As highlighted in the SEC’s order, Smith & Wesson agreed to “report to the Commission staff on the status of [its] remediation and implementation of compliance measures at six-month to twelve-month intervals during a two-year term.” In addition, Smith & Wesson agreed to conduct an initial review – and two follow-up reviews – “setting forth a complete description of its remediation efforts to date, its proposals reasonably designed to improve the policies and procedures of Respondent for ensuring compliance with the FCPA and other applicable anticorruption laws, and the parameters of the subsequent reviews.”
In the SEC order, Smith & Wesson was ordered to cease and desist from future FCPA violations and agreed to pay $2,034,892 … including $107,852 in disgorgement, $21,040 in prejudgment interest, and a civil monetary penalty of $1,906,000.” In resolving its FCPA scrutiny, Smith & Wesson did not admit nor deny the SEC’s findings.
In this SEC release, Kara Brockmeyer (Chief of the SEC’s FCPA Unit) stated:
“This is a wake-up call for small and medium-size businesses that want to enter into high-risk markets and expand their international sales. When a company makes the strategic decision to sell its products overseas, it must ensure that the right internal controls are in place and operating.”

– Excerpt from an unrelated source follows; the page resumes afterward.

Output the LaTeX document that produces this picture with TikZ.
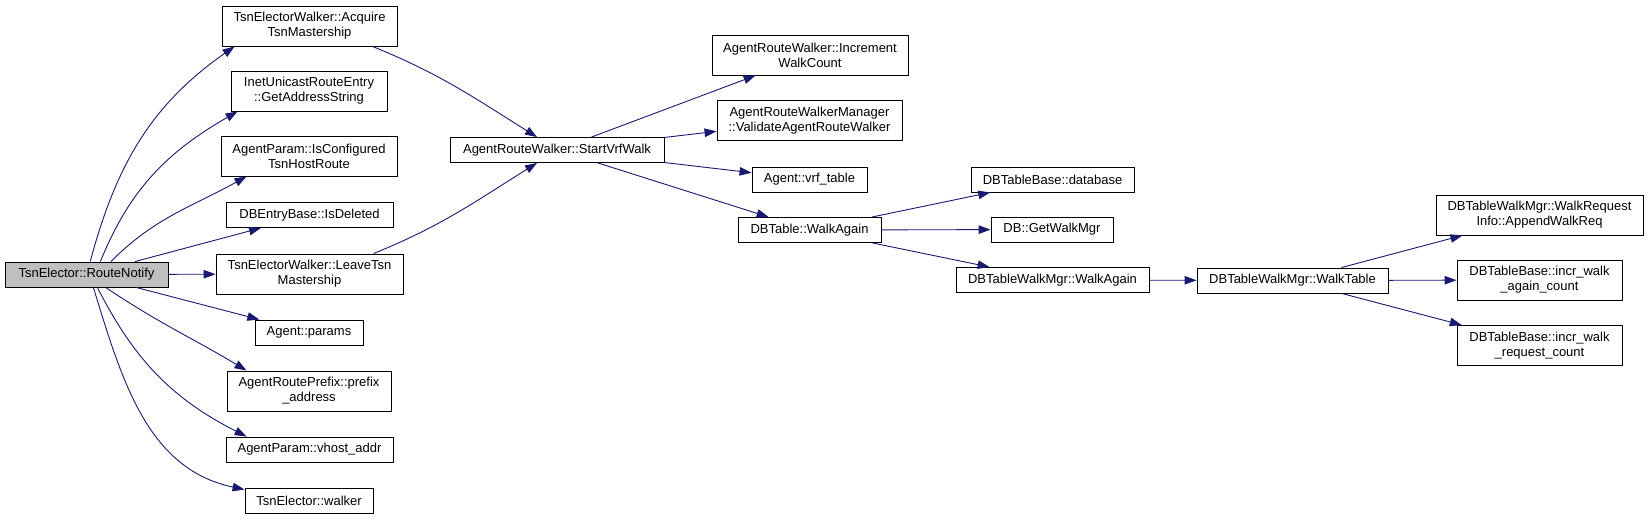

In this release, Smith & Wesson President and CEO James Debney stated:
“We are pleased to have concluded this matter with the SECand believe that the settlement we have agreed upon is in the best interests of Smith & Wesson and its shareholders. Today’s announcement brings to conclusion a legacy issue for our company that commenced more than four years ago, and we are pleased to now finally put this matter behind us.”
John Pappalardo (Greenberg Traurig) represented Smith & Wesson.
Smith & Wesson’s stock price was down approximately .7% on the day of the SEC’s announcement of the enforcement action.